A tiny followup script removed ,ssd=1 from virtio* lines and left discard=on in place. Five VMs (101, 306, 405, 408, 409) parsed again. None of them had been running, so there was no operational impact - but if I had not noticed the warnings I would have hit it the next time someone tried to start one.
Final state
Name Status Used Total % local-lvm lvmthin active 1.7 TiB 3.5 TiB 48.65 nvme-lvm lvmthin active 249 GiB 465 GiB 54.82 backupHost1 nfs active 2.5 TiB 3.6 TiB 68.44
Both nodes quorate, every storage scoped to its owner, autotrim on for the ZFS root pool, fstrim weekly on host1, zero-on-reuse off on the QLC pool, autoextend at 80% threshold with a cron alert at /usr/local/bin/check-thinpool.sh, VMs ready to TRIM through to the SSD on next start, and 319 GiB of stale free blocks finally returned to the controller.
The lessons
Hardware migration on Proxmox usually just works. The boot freeze that scared me on the first attempt resolved itself on a later reboot. Proxmox's modular initramfs and modern kernel happily picked up a different CPU, different chipset, different SATA controllers. I should have given the first boot more time before assuming it had hung.

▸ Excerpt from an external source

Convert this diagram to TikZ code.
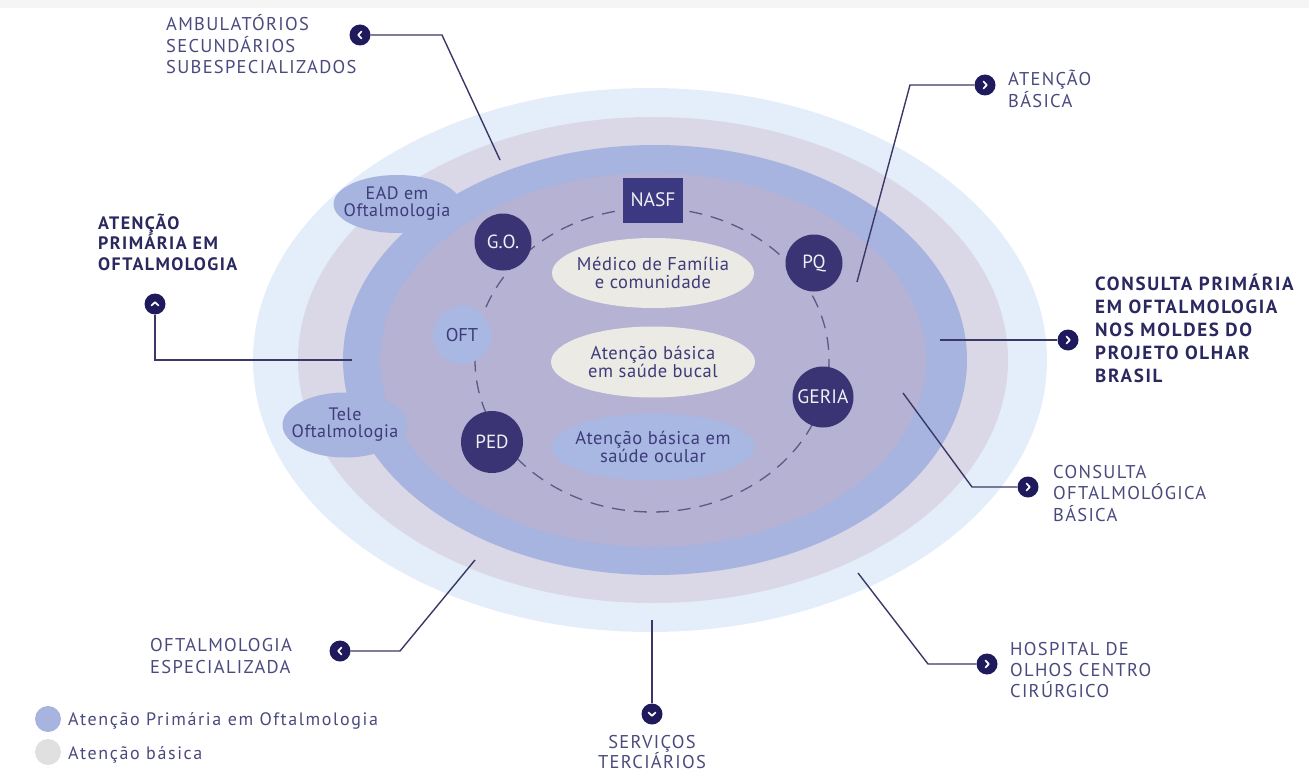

LVM-thin's snapshot DAG is genuinely better than ZFS for the "branch and try" workflow on Proxmox LXC. Five Odoo versions branched from one baseline, four years later, all still rollbackable, no merge conflicts. The Proxmox UI exposes that tree directly via the parent: field. ZFS could do the same with clones, but the UI does not let you.
Unprivileged LXC plus LVM-thin equals zero TRIM unless you set up a workaround. The container cannot FITRIM, the host's fstrim does not see container mounts, and the per-disk discard=on option does not exist for rootfs in the schema. Stop, mount on the host, fstrim, start. If you have hundreds of thousands of file deletions in your CTs, you owe your SSD this.
Schema validation is per-disk-type. ssd=1 on virtio* breaks parsing in Proxmox 8. Read the schema, or use the UI to add disk options and copy what it produces.
May 9, 2026 - written from pve1, two nodes quorate, host1 humming on a Xeon it had never met before that morning.